Diz-me a verdade: és um príncipe encantado? Que tipo de príncipe és? És o que elas querem ou apenas o que realmente és? Príncipe de porcaria nenhuma. Príncipe do nada. Ou nada de príncipe. Se fores eleito rei de qualquer esterco, podes ter a certeza de que peço o exílio do teu reino e ainda fico a preparar uma revolução que devolva a anarquia!

Falando agora sem metáforas para não baralhar o teu português. Se te transformas no protótipo de príncipe encantado serei a primeira a rejeitar-te, a ignorar-te, a condenar tão humilhante condição. Mas o que é um príncipe encantado? Aquele que casa com a Cinderela. E?

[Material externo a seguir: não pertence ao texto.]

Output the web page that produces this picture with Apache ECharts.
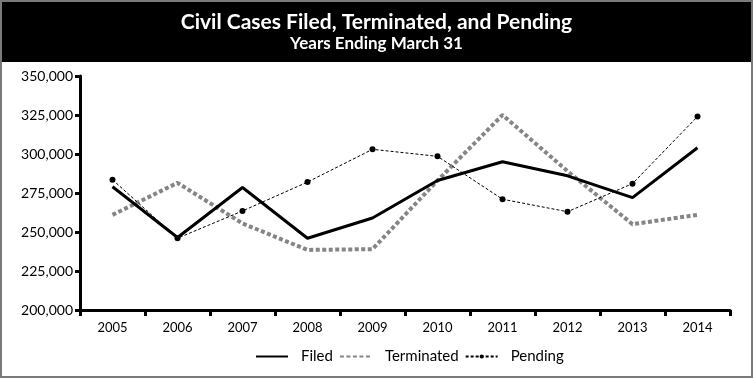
<!DOCTYPE html>
<html>
<head>
<meta charset="utf-8">
<script src="https://cdn.jsdelivr.net/npm/echarts@6/dist/echarts.min.js"></script>
<style>
html,body{margin:0;padding:0;background:#fff;}
#chart{width:753px;height:378px;}
</style>
</head>
<body>
<div id="chart"></div>
<script>
const years = ['2005','2006','2007','2008','2009','2010','2011','2012','2013','2014'];
const filed = [279000, 246500, 278500, 246000, 259000, 283000, 295000, 286000, 272000, 304000];
const terminated = [261000, 281500, 255500, 238500, 239000, 283000, 325000, 289000, 255000, 261000];
const pending = [283500, 246000, 263500, 282000, 303000, 298500, 271000, 263000, 281000, 324000];
const yTicks = {min: 200000, max: 350000, interval: 25000};

const FONT = 'Lato';
const chart = echarts.init(document.getElementById('chart'));
chart.setOption({
  animation: false,
  backgroundColor: '#fff',
  graphic: [
    {type: 'rect', shape: {x: 0, y: 0, width: 753, height: 62}, style: {fill: '#000'}, z: 0},
    {type: 'rect', shape: {x: 1, y: 1, width: 751, height: 376}, style: {fill: 'none', stroke: '#7a7a7a', lineWidth: 2}, z: 10}
  ],
  title: {
    text: 'Civil Cases Filed, Terminated, and Pending',
    subtext: 'Years Ending March 31',
    left: 'center',
    top: 7,
    itemGap: 2,
    textStyle: {color: '#fff', fontFamily: FONT, fontWeight: 'bold', fontSize: 21},
    subtextStyle: {color: '#fff', fontFamily: FONT, fontWeight: 'bold', fontSize: 17}
  },
  legend: {
    bottom: 9,
    left: 250,
    itemWidth: 32,
    itemHeight: 5,
    itemGap: 6,
    textStyle: {fontFamily: FONT, fontSize: 15, color: '#000', padding: [0, 3, 0, 8]},
    data: [
      {name: 'Filed', itemStyle: {opacity: 0}},
      {name: 'Terminated', itemStyle: {opacity: 0}},
      {name: 'Pending'}
    ]
  },
  grid: {left: 80, right: 23, top: 76, bottom: 68, containLabel: false},
  xAxis: {
    type: 'category',
    data: years,
    boundaryGap: true,
    axisLine: {lineStyle: {color: '#000', width: 3}},
    axisTick: {show: true, length: 6, lineStyle: {color: '#000', width: 3}, alignWithLabel: false},
    axisLabel: {color: '#000', fontFamily: FONT, fontSize: 13, margin: 11}
  },
  yAxis: {
    type: 'value',
    min: yTicks.min, max: yTicks.max, interval: yTicks.interval,
    splitLine: {show: false},
    axisLine: {show: true, lineStyle: {color: '#000', width: 3}},
    axisTick: {show: true, length: 5, lineStyle: {color: '#000', width: 3}},
    axisLabel: {color: '#000', fontFamily: FONT, fontSize: 14, margin: 7,
      formatter: v => v.toLocaleString('en-US')}
  },
  series: [
    {name: 'Filed', type: 'line', data: filed, symbol: 'none',
      lineStyle: {color: '#000', width: 3}, itemStyle: {color: '#000'}, z: 3},
    {name: 'Terminated', type: 'line', data: terminated, symbol: 'none',
      lineStyle: {color: '#858585', width: 4, type: [4, 2.5]}, itemStyle: {color: '#858585'}, z: 2},
    {name: 'Pending', type: 'line', data: pending, symbol: 'circle', symbolSize: 6, showSymbol: true,
      lineStyle: {color: '#000', width: 1, type: [3, 2]}, itemStyle: {color: '#000'}, z: 4}
  ]
});
</script>
</body>
</html>
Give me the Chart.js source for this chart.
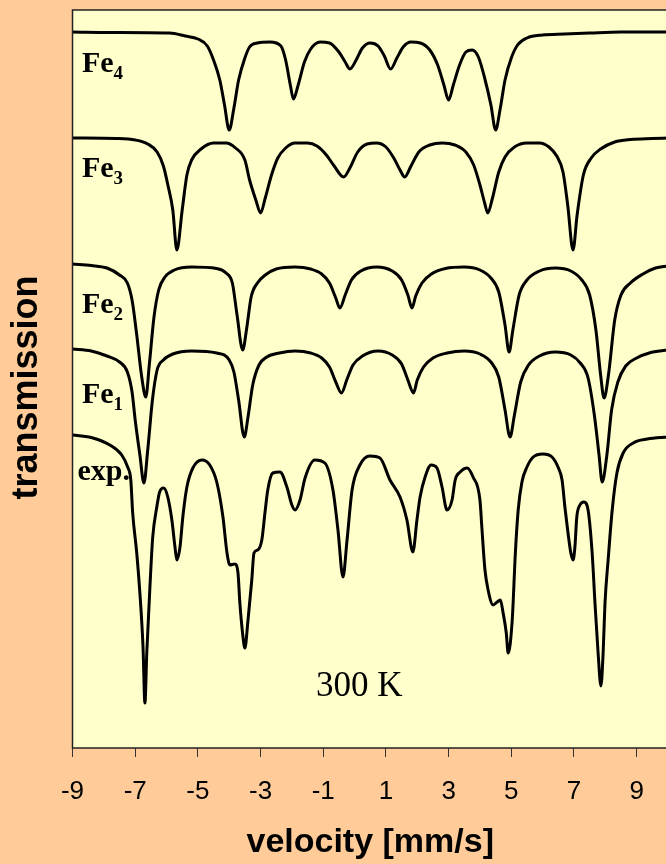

Um exemplo: ela infeliz no seu emprego (seja ele qual for), passa os minutos a contar o tempo que ainda lhe resta para acabar o trabalho que detesta; vai para a sua casinha e perde-se com as lamechices das telenovelas portuguesas e das revistas cor-de-rosa; sonha com o príncipe que a vai salvar da sua vida miserável. Para isso produz-se a fim de o conquistar. Normalmente é o primeiro que lhe aparece, que fixa o seu decote e a convida para sair. Ele é o príncipe encantado. Minimamente atraente, sabe seduzir, mesmo que inconscientemente, promete-lhe mundos e fundos, faz-lhe todas as vontades até ao casamento. Depois, principalmente quando surgem os descendentes, a coisa perde o interesse, porque não dá para manter a máscara para sempre. Esta acaba por cair muito mais cedo do que imaginam.

Claro que podia aprofundar muito mais o exemplo, mas acho que já percebeste o que quero dizer. Mesmo assim podes me perguntar o que quiseres. Como já disse, e volto a repetir até acreditares que é mesmo para ti que falo, que terás todas as respostas, as minhas, mas talvez não as que procuras.

Príncipe do nada… Sem príncipes. Nem princesas. Apenas nós próprios. Sem máscaras. Despidos de hipocrisias, preconceitos ou complexos. Apenas a essência. O âmago do nosso fundo.


Fica bem. Em ti, sobre ti mesmo e acompanhado por ti próprio. Um dia te direi porquê, se entretanto não te transformares num príncipe e arranjares uma princesa igualmente inútil. Desculpa, eu sei que serve para ter filhos. E cuidar da casa. Além disso… mais alguma coisa?